There are a number of advantages to living alone. Luxuriating in solitude I can watch five episodes in a row of Say I Do without either judgement or interference. I can have a dirty martini for dinner (olives!) and go to bed at 9pm without having to consider anyone else’s rumbling stomach or emotional needs. I don’t have to listen to anyone’s ‘meeting voice’ while we’re forced to work from home; I can write in silence. I am not caring for children. I look upon the endless labour of my friends-with-kids with awe, and not a little relief.

And yet, a year is a long time to spend in your own company. I’m a cheerfully solitary beast quite a lot of the time, but I’m also an extrovert. I need people. I love to chat. One of the many things that this year of living quietly has taught me is the value of small talk. People who say they hate small talk are psychopaths - it may seem trivial but it’s the glue of humanity. Just a brief, friendly conversation with the young woman behind the till at my local coffee shop (baristas, I salute you, you are serving so much more than hot drinks) is disproportionately effective in lifting my mood. It makes me feel like I’m part of the world. 

Though I’m not entirely devastated at not having to travel from Lewisham to Kensington and back every damn day, the short period during which I did return to the office, before Christmas got cancelled, reminded me of one of the great joys of the workplace - the unplanned chat. A brief exchange of compliments over a skirt, or an enquiry after a recent holiday; these interactions imperceptibly knit us together. 

I have felt the lack of them keenly. I thrive on talk, on conversations and shared confidences. I am a luncher, a coffee-and-caker, a quick-drinker; I do business over clinking cups and glasses; I form relationships by sharing time and tea, and my work (and frankly my life) is better for it. I’m the arts editor, right, it goes without saying that I miss plays, art, live performance, but a large part of why I love those things so fiercely is that they are always about people - their stories, their lives, their feelings - shared in turn with more people, and I find people an endlessly fascinating source of energy. Without regular doses of people, I am increasingly untethered, my creativity limited. 

Nancy Durrant
I’m the arts editor, get me out of here
Daniel Hambury/Stella Pictures Ltd

There have been joys over this past year, no question. My tatty little garden, for one, which I barely used before. I moved here in 2017 and until last year, I had no idea that one of the shrubs flowers in the spring; tiny, deep purple blooms with a biscuity scent that floods the air as the sun goes down. My vegan neighbour, who left homemade mezze outside my door when I was sick, gave me her old barbecue, so at least I had something to do with all that meat. I bought art, via the #artistsupportpledge, and charity editions, got it up on newly painted walls, and I’m still in love with all of it. Christmas celebrations and January marmalade-making with my support bubble made everything seem almost normal.

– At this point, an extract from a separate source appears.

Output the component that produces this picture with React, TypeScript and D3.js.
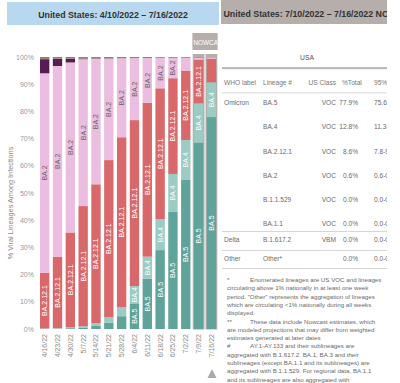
import React from "react";
import * as d3 from "d3";

const dates = ["4/16/22","4/23/22","4/30/22","5/7/22","5/14/22","5/21/22","5/28/22","6/4/22","6/11/22","6/18/22","6/25/22","7/2/22","7/9/22","7/16/22"];
const ba5 = [0.1,0.1,0.3,0.5,1.3,2.3,4.7,9.4,18.5,29.0,43.0,54.8,68.5,77.9];
const ba4 = [0.1,0.2,0.4,0.5,0.9,2.0,3.3,6.4,8.1,11.4,14.0,14.7,14.5,12.8];
const ba2121 = [20.5,26.3,34.8,44.2,51.0,57.8,62.5,61.0,56.6,48.1,35.2,25.5,16.0,8.6];
const ba2 = [73.3,70.1,62.5,54.0,46.1,37.3,29.0,22.8,16.4,11.2,7.5,4.7,0.8,0.6];
const ba11 = [5.2,2.7,1.4,0.2,0.1,0.1,0,0,0,0,0,0,0,0];
const other = [0.8,0.6,0.6,0.6,0.6,0.5,0.5,0.4,0.4,0.3,0.3,0.3,0.2,0.1];
const nowcastCount = 2;

const seriesNames = ["BA.5","BA.4","BA.2.12.1","BA.2","BA.1.1","Other"];
const seriesValues = [ba5, ba4, ba2121, ba2, ba11, other];
const seriesColors = ["#5fa39a","#9bcbc2","#d9686b","#ebbde0","#561d55","#a07a70"];
const labelColors = ["#fff","#fff","#fff","#666","#fff","#fff"];

const yTicks = [0,10,20,30,40,50,60,70,80,90,100];

const tableHeader = ["WHO label","Lineage #","US Class","%Total","95%PI"];
const tableWho = ["Omicron","","","","","","Delta","Other"];
const tableLineage = ["BA.5","BA.4","BA.2.12.1","BA.2","B.1.1.529","BA.1.1","B.1.617.2","Other*"];
const tableClass = ["VOC","VOC","VOC","VOC","VOC","VOC","VBM",""];
const tableTotal = ["77.9%","12.8%","8.6%","0.6%","0.0%","0.0%","0.0%","0.0%"];
const tablePI = ["75.6-80.0%","11.3-14.4%","7.8-9.5%","0.6-0.7%","0.0-0.0%","0.0-0.0%","0.0-0.0%","0.0-0.0%"];
const tableRowY = [103,127,152,176,200,224,240,259];
const tableLines = [231,250,268];

const footnotes = [
  ["*", "Enumerated lineages are US VOC and lineages"],
  ["", "circulating above 1% nationally in at least one week"],
  ["", "period. \"Other\" represents the aggregation of lineages"],
  ["", "which are circulating <1% nationally during all weeks"],
  ["", "displayed."],
  ["**", "These data include Nowcast estimates, which"],
  ["", "are modeled projections that may differ from weighted"],
  ["", "estimates generated at later dates"],
  ["#", "AY.1-AY.133 and their sublineages are"],
  ["", "aggregated with B.1.617.2. BA.1, BA.3 and their"],
  ["", "sublineages (except BA.1.1 and its sublineages) are"],
  ["", "aggregated with B.1.1.529. For regional data, BA.1.1"],
  ["", "and its sublineages are also aggregated with"],
];

const FONT = "'Liberation Sans', Arial, sans-serif";

function textW(s: string, size: number) {
  let w = 0;
  for (const c of s) w += c === "." ? 0.278 : 0.58;
  return w * size;
}

export default function App() {
  const x = d3.scaleBand<string>().domain(dates).range([40, 216.1]).paddingInner(0.27).paddingOuter(0);
  const y = d3.scaleLinear().domain([0, 100]).range([329, 57]);
  const table = dates.map((d, i) => {
    const row: any = { date: d };
    seriesNames.forEach((s, k) => (row[s] = seriesValues[k][i]));
    return row;
  });
  const stacked = d3.stack<any>().keys(seriesNames)(table);
  const bw = x.bandwidth();
  const nowStart = dates.length - nowcastCount;
  const nx0 = x(dates[nowStart])!;
  const nx1 = x(dates[dates.length - 1])! + bw;

  return (
    <svg width={400} height={383} style={{ position: "absolute", left: 0, top: 0, background: "#fff" }} fontFamily={FONT}>
      <defs>
        <clipPath id="hdr2"><rect x={221} y={0} width={166} height={24} /></clipPath>
        <clipPath id="tbl"><rect x={220} y={30} width={167} height={353} /></clipPath>
        <clipPath id="nowc"><rect x={nx0 - 1.5} y={33} width={nx1 - nx0 + 3} height={17} /></clipPath>
      </defs>
      {/* headers */}
      <rect x={7} y={2} width={212} height={23} fill="#b7d8ee" />
      <text x={113} y={17.5} textAnchor="middle" fontSize={8.8} fontWeight="bold" fill="#333">United States: 4/10/2022 – 7/16/2022</text>
      <rect x={221} y={0} width={166} height={24} fill="#b5aeab" />
      <g clipPath="url(#hdr2)">
        <text x={223.5} y={16.5} fontSize={8.8} fontWeight="bold" fill="#333">United States: 7/10/2022 – 7/16/2022 NOWCAST</text>
      </g>

      {/* y axis */}
      {yTicks.map((t) => (
        <text key={t} x={34} y={y(t) + 2.5} textAnchor="end" fontSize={7} fill="#999">{t}%</text>
      ))}
      <text transform={`translate(12.5,${(y(0) + y(100)) / 2 + 10}) rotate(-90)`} textAnchor="middle" fontSize={7.3} fill="#888">% Viral Lineages Among Infections</text>

      {/* nowcast box */}
      <rect x={nx0 - 1.5} y={33} width={nx1 - nx0 + 3} height={17} fill="#b5aeab" />
      <g clipPath="url(#nowc)">
        <text x={nx0 - 0.5} y={44.5} fontSize={6.4} fill="#fff">NOWCAST</text>
      </g>
      {dates.slice(nowStart).map((d) => (
        <rect key={"nb" + d} x={x(d)! - 1.2} y={54} width={bw + 2.4} height={y(0) - 54 + 0.5} fill="#b5aeab" />
      ))}

      {/* bars */}
      {stacked.map((s, k) => (
        <g key={s.key}>
          {s.map((seg, i) => {
            const h = y(seg[0]) - y(seg[1]);
            if (h <= 0) return null;
            return <rect key={i} x={x(dates[i])} y={y(seg[1])} width={bw} height={h} fill={seriesColors[k]} />;
          })}
        </g>
      ))}
      {stacked.map((s, k) => (
        <g key={"l" + s.key}>
          {s.map((seg, i) => {
            const h = y(seg[0]) - y(seg[1]);
            const tw = textW(s.key, 7);
            if (h < tw + 3 || k > 3) return null;
            const cx = x(dates[i])! + bw / 2;
            const cy = (y(seg[0]) + y(seg[1])) / 2;
            return (
              <text key={i} transform={`translate(${cx + 2.4},${cy}) rotate(-90)`} textAnchor="middle" fontSize={7} fill={labelColors[k]}>{s.key}</text>
            );
          })}
        </g>
      ))}

      {/* x labels */}
      {dates.map((d) => (
        <text key={d} transform={`translate(${x(d)! + bw / 2 + 2.4},334) rotate(-90)`} textAnchor="end" fontSize={7} fill="#888">{d}</text>
      ))}
      <path d="M207.5,378 L212,369 L216.5,378 Z" fill="#aaa" />

      {/* table */}
      <g clipPath="url(#tbl)" fontSize={6.6} fill="#6a6a6a">
        <text x={307} y={59.5} textAnchor="middle" fill="#555" fontSize={6.8}>USA</text>
        <rect x={222} y={67} width={165} height={2.2} fill="#bbb" />
        <text x={224} y={85} fill="#777">{tableHeader[0]}</text>
        <text x={263} y={85} fill="#777">{tableHeader[1]}</text>
        <text x={336} y={85} textAnchor="end" fill="#777">{tableHeader[2]}</text>
        <text x={342} y={85} fill="#777">{tableHeader[3]}</text>
        <text x={374} y={85} fill="#777">{tableHeader[4]}</text>
        <rect x={222} y={92.5} width={165} height={0.8} fill="#ccc" />
        {tableLineage.map((l, i) => (
          <g key={l}>
            <text x={224} y={tableRowY[i] + 2.3}>{tableWho[i]}</text>
            <text x={263} y={tableRowY[i] + 2.3}>{l}</text>
            <text x={336} y={tableRowY[i] + 2.3} textAnchor="end">{tableClass[i]}</text>
            <text x={358} y={tableRowY[i] + 2.3} textAnchor="end">{tableTotal[i]}</text>
            <text x={374} y={tableRowY[i] + 2.3}>{tablePI[i]}</text>
          </g>
        ))}
        {tableLines.map((ly) => (
          <rect key={ly} x={222} y={ly} width={165} height={0.8} fill="#ccc" />
        ))}
        {footnotes.map((f, i) => (
          <g key={i} fontSize={6.2}>
            {f[0] && <text x={227} y={282 + i * 8.3}>{f[0]}</text>}
            <text x={f[0] ? 250 : 227} y={282 + i * 8.3}>{f[1]}</text>
          </g>
        ))}
      </g>
    </svg>
  );
}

And I developed a proper new friendship, accelerated by virtue of proximity and concentrated by the curtailment of our social lives, with a brilliant woman I already knew and liked who lives nearby - as the summer went on, our companionable, socially distanced walks (exercise! Totally allowed. I think), venting our frustrations and laughing and peering into other people’s houses, became a genuine lifeline for both of us. Whatever happens in our lives now I will cherish this relationship forever; it has kept me, at times, from losing the plot. 

The fact is, I am incredibly lucky. On the face of it, for me, things are basically fine. Compared to what some people are dealing with at the moment, things are basically amazing. 

But you know what, I’ve had enough now. I want to hug the s*** out of everyone I know. I want my shopping list to go back to ‘milk, butter, Ryvita, vermouth’ (always vermouth, for the martinis) and eat my dinner standing up, dropping crumbs on my sweater, having BEEN somewhere, and DONE something. I want to see people and talk to people and catch up with people at speed, plastic bucket of crappy red wine in hand, before the lights go down on a theatre show. I’ll stick it out for as long as it takes because it’s the right thing to do but my God, MY GOD I want my bloody life back.